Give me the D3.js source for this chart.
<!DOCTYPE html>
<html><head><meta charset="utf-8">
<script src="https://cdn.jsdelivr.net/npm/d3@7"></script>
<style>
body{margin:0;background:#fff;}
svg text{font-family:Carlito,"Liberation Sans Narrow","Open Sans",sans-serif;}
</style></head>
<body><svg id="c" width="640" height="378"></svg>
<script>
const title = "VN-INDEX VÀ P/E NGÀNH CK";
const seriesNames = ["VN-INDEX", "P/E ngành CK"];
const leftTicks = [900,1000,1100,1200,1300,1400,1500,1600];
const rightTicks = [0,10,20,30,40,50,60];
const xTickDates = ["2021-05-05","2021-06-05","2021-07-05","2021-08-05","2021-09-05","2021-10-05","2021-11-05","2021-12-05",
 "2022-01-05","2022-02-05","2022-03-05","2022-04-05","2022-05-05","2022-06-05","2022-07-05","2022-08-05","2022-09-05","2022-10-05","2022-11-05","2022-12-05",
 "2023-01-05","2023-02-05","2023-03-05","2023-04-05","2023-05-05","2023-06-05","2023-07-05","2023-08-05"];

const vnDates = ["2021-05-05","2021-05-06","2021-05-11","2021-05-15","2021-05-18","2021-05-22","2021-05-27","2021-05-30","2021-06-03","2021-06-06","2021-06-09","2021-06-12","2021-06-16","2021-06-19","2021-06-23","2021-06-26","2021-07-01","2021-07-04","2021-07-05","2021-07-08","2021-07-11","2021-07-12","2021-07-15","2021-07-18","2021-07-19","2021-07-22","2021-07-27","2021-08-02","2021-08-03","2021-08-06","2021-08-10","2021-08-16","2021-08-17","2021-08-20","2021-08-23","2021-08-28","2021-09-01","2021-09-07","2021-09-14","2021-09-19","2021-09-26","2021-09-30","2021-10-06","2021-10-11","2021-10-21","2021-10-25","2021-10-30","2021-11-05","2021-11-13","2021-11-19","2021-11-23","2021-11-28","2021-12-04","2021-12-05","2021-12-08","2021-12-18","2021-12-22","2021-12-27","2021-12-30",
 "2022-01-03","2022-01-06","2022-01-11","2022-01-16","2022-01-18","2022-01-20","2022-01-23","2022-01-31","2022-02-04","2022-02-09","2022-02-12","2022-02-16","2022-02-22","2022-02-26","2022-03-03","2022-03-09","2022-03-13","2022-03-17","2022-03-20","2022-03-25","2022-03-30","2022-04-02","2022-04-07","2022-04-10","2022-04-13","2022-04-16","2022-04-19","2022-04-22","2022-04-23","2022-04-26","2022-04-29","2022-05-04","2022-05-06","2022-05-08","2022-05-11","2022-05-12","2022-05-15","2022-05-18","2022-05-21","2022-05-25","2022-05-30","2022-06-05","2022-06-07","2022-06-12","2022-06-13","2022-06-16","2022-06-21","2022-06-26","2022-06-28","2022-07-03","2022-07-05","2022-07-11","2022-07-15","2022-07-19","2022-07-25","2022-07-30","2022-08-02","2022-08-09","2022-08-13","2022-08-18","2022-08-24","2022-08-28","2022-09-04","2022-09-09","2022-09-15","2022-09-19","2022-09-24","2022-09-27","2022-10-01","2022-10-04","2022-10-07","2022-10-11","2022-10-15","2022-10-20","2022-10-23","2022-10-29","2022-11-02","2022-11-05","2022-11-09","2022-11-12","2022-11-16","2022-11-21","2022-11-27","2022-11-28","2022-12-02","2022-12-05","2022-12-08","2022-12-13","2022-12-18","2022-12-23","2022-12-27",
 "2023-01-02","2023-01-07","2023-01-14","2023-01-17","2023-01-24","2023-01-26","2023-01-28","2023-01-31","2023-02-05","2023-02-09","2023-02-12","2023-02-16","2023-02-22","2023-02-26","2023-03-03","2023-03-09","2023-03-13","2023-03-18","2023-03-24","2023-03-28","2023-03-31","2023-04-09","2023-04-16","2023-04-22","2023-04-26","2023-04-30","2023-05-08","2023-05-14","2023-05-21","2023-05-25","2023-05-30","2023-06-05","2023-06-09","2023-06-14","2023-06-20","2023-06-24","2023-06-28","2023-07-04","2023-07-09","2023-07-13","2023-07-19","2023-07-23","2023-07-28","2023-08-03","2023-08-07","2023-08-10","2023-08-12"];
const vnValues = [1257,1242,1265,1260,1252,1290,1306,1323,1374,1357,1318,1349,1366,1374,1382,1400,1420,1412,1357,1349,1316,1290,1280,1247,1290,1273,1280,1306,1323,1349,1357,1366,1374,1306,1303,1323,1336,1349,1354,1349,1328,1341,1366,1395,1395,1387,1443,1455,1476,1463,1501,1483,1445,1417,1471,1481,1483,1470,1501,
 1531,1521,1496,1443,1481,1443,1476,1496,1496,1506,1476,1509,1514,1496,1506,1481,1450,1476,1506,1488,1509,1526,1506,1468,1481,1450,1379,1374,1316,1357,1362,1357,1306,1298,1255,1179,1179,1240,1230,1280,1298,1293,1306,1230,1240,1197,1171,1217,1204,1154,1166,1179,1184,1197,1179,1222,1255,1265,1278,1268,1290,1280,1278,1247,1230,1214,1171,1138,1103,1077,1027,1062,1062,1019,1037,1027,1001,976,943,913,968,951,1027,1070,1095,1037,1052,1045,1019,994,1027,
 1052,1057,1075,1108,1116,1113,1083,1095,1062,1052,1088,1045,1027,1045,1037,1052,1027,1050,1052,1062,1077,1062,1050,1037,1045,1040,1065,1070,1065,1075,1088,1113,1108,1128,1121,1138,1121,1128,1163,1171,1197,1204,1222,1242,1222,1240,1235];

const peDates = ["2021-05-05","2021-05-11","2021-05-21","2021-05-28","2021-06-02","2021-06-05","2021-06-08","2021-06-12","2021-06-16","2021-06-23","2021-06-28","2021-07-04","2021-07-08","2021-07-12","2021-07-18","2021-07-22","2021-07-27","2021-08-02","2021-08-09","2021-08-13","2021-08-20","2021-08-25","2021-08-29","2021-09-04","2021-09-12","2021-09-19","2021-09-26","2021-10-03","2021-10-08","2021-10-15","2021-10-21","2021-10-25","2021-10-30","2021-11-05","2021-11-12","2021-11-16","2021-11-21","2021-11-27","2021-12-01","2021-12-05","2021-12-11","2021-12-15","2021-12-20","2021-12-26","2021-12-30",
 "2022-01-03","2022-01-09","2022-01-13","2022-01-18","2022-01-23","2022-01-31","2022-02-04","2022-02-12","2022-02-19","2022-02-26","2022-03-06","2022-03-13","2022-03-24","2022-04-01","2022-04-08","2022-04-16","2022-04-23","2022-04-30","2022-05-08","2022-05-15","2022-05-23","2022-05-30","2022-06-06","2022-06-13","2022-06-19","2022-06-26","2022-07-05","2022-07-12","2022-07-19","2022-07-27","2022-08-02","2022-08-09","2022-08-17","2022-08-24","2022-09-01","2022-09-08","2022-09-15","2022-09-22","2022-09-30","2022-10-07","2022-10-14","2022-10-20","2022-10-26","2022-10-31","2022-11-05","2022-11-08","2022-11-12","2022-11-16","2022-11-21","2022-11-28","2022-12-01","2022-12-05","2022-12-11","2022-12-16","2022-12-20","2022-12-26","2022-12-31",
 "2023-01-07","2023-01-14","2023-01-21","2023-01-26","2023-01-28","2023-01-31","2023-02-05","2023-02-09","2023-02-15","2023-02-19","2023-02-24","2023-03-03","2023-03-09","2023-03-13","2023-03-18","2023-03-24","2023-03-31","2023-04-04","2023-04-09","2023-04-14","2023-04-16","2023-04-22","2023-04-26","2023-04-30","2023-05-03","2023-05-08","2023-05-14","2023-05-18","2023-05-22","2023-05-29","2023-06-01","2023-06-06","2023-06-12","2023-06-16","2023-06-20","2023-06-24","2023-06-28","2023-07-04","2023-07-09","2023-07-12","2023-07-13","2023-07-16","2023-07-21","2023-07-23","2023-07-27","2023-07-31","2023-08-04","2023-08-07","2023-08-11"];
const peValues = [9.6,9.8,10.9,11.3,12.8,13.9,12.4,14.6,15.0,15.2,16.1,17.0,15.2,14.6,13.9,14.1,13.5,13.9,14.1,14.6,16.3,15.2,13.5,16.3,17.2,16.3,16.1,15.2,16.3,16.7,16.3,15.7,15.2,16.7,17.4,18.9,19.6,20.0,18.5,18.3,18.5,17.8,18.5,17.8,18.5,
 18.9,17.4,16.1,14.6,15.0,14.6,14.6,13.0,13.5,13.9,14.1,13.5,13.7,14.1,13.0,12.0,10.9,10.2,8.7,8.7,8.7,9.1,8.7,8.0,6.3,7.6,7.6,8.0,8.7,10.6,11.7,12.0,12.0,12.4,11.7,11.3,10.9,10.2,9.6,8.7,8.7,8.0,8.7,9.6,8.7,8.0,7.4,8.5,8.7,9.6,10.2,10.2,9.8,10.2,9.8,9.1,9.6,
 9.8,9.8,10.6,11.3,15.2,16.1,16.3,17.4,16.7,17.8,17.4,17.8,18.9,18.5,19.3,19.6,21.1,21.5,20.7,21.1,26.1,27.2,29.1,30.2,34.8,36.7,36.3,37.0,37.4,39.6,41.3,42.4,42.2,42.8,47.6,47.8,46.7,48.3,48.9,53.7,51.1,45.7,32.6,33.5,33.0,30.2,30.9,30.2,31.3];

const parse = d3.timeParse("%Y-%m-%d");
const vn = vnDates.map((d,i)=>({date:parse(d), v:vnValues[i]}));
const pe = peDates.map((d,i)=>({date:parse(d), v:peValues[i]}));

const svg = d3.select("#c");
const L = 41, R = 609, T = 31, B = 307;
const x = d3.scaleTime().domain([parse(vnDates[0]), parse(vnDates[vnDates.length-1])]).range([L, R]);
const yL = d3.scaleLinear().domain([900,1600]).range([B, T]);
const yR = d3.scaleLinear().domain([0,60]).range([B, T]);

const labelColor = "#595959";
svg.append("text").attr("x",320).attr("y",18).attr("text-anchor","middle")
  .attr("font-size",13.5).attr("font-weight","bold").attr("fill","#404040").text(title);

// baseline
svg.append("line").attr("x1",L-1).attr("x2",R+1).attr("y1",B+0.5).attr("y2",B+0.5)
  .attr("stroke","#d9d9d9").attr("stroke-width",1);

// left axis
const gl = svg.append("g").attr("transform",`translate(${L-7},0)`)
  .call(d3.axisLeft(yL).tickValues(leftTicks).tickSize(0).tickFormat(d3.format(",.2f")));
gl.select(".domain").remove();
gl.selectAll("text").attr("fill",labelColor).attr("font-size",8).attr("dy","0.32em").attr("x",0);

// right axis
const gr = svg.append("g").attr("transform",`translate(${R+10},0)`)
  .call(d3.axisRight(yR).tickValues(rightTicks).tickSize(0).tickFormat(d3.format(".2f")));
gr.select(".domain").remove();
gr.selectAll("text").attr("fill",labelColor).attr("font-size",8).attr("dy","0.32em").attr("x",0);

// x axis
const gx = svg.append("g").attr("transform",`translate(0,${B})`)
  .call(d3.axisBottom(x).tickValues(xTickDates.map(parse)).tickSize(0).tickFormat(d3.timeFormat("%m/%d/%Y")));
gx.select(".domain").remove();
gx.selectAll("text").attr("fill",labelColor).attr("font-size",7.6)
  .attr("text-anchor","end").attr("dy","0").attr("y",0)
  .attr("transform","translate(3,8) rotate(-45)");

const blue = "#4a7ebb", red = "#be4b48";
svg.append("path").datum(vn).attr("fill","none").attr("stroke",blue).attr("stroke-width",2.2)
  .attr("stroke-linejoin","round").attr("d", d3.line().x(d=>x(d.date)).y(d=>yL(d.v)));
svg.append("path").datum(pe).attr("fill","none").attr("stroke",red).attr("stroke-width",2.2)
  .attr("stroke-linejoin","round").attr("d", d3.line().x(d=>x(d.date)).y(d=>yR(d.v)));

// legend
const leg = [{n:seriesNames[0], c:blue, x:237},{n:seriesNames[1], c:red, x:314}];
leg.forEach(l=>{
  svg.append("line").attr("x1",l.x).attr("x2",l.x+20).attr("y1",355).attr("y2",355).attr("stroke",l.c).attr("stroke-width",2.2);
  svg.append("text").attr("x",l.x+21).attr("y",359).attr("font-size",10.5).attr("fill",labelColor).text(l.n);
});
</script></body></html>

--------------------------------------------------

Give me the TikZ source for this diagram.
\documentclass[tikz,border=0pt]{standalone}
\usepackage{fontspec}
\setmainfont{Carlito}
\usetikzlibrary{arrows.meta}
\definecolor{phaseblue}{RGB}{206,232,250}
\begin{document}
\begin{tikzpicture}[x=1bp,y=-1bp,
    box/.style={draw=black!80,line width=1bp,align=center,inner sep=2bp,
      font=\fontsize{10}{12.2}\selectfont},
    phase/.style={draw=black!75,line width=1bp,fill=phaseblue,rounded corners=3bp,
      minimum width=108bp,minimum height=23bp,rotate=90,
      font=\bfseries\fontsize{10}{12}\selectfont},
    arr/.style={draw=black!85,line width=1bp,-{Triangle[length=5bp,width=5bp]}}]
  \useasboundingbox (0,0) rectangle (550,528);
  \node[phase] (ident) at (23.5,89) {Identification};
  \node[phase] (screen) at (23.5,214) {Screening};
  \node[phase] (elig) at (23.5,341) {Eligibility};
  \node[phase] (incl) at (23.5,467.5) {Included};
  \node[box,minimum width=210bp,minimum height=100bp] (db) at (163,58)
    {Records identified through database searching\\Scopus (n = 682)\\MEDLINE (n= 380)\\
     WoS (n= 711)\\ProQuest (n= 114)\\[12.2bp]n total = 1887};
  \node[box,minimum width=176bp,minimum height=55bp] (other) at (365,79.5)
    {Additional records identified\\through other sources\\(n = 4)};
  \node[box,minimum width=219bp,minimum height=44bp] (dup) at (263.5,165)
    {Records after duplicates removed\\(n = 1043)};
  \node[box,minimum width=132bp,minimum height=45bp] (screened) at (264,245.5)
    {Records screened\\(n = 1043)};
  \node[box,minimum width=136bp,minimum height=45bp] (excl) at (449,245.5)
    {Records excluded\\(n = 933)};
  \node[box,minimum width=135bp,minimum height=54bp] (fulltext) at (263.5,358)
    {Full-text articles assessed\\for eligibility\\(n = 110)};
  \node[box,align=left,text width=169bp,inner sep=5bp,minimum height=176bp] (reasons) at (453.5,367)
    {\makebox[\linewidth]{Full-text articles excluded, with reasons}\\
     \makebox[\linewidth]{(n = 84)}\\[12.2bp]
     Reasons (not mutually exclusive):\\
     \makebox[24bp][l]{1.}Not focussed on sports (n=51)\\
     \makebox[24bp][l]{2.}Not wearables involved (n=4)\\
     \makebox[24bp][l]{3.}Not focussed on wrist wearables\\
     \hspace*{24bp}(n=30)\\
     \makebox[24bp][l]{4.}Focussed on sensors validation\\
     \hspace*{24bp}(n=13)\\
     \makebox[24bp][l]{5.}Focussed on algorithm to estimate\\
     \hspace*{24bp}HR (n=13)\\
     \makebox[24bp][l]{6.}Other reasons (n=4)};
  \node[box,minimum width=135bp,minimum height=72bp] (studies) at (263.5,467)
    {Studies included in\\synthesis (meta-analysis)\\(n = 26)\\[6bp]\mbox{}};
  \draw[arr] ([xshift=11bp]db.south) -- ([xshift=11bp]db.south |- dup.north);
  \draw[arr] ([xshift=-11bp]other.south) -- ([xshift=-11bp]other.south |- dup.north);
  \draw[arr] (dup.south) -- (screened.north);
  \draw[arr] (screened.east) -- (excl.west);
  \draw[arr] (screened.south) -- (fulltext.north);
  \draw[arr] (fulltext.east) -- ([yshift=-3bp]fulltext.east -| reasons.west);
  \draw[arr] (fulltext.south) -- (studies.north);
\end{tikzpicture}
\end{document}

--------------------------------------------------

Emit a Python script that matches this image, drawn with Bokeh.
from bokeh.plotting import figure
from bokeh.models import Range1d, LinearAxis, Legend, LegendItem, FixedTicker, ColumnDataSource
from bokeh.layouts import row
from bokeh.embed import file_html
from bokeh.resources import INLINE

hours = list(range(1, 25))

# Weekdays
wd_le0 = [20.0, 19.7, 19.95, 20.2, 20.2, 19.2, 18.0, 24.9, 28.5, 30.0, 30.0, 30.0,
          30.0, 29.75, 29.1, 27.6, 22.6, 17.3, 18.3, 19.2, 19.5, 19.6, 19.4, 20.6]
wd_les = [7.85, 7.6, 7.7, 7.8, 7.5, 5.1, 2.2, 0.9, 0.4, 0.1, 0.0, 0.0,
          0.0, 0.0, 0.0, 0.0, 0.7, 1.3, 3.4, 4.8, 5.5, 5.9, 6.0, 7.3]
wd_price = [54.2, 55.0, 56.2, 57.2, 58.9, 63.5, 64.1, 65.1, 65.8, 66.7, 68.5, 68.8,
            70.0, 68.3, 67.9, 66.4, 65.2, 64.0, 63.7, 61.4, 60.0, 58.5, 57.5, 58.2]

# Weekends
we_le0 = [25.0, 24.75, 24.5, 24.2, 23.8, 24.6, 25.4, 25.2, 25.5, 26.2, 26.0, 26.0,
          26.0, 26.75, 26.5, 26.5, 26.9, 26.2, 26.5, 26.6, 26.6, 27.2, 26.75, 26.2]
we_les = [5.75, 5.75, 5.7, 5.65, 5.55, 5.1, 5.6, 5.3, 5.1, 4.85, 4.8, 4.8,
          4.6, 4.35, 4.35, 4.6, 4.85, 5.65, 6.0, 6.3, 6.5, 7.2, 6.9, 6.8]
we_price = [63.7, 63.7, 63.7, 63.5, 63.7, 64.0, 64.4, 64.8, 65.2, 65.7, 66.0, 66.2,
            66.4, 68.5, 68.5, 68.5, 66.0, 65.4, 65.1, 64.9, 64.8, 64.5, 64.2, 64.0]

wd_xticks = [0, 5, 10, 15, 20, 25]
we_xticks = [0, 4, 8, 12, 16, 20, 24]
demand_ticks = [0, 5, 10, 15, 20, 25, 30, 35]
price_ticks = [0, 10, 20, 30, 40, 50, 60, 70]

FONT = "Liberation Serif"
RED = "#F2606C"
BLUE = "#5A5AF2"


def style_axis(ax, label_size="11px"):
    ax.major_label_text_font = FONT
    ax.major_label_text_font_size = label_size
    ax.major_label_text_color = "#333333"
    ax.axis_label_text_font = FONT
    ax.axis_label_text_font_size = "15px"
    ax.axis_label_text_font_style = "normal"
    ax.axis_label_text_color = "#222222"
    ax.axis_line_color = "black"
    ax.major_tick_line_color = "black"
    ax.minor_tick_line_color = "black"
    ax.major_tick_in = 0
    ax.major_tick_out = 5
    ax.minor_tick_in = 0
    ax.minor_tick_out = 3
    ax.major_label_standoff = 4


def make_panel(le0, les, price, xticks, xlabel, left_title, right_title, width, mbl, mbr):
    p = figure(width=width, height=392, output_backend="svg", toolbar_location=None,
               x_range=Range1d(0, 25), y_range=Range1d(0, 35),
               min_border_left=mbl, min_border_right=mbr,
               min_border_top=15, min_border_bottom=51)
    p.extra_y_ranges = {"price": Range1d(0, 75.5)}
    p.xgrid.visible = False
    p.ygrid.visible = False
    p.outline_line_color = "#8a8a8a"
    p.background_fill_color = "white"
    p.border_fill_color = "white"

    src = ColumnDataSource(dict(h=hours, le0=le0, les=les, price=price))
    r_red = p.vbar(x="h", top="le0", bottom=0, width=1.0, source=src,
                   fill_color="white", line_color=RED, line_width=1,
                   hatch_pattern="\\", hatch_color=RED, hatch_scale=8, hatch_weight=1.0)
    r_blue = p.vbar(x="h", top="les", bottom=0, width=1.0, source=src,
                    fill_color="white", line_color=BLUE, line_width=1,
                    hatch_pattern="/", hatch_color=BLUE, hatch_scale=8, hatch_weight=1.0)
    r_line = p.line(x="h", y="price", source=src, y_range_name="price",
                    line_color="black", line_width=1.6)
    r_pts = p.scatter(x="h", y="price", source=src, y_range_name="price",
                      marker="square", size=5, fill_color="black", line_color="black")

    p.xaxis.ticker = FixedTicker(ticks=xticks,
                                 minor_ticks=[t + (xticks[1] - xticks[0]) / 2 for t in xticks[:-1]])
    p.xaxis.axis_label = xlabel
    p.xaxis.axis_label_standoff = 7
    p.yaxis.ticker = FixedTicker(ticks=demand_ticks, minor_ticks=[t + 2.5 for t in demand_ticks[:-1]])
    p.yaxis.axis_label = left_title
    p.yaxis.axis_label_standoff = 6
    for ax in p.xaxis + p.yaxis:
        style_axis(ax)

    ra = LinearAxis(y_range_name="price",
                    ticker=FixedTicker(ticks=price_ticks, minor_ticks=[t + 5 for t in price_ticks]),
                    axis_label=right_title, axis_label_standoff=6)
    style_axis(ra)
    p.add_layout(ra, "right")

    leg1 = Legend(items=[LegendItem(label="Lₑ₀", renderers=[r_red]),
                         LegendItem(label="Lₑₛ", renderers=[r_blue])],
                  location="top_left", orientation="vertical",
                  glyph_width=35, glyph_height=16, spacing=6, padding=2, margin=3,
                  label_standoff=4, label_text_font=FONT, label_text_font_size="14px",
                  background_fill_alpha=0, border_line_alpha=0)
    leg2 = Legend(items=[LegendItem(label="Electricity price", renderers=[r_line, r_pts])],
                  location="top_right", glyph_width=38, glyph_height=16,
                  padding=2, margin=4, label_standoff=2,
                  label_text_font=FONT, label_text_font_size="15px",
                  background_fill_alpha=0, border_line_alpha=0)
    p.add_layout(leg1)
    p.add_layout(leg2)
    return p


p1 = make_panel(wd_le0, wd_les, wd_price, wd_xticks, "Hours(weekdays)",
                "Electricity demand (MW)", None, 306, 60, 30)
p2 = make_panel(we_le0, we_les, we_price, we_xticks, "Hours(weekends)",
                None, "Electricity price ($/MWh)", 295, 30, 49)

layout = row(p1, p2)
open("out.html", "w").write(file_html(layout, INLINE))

--------------------------------------------------

What to do - Every line containing the string "Give" must be listed.

Answer to this task -
Give me the D3.js source for this chart.
Give me the TikZ source for this diagram.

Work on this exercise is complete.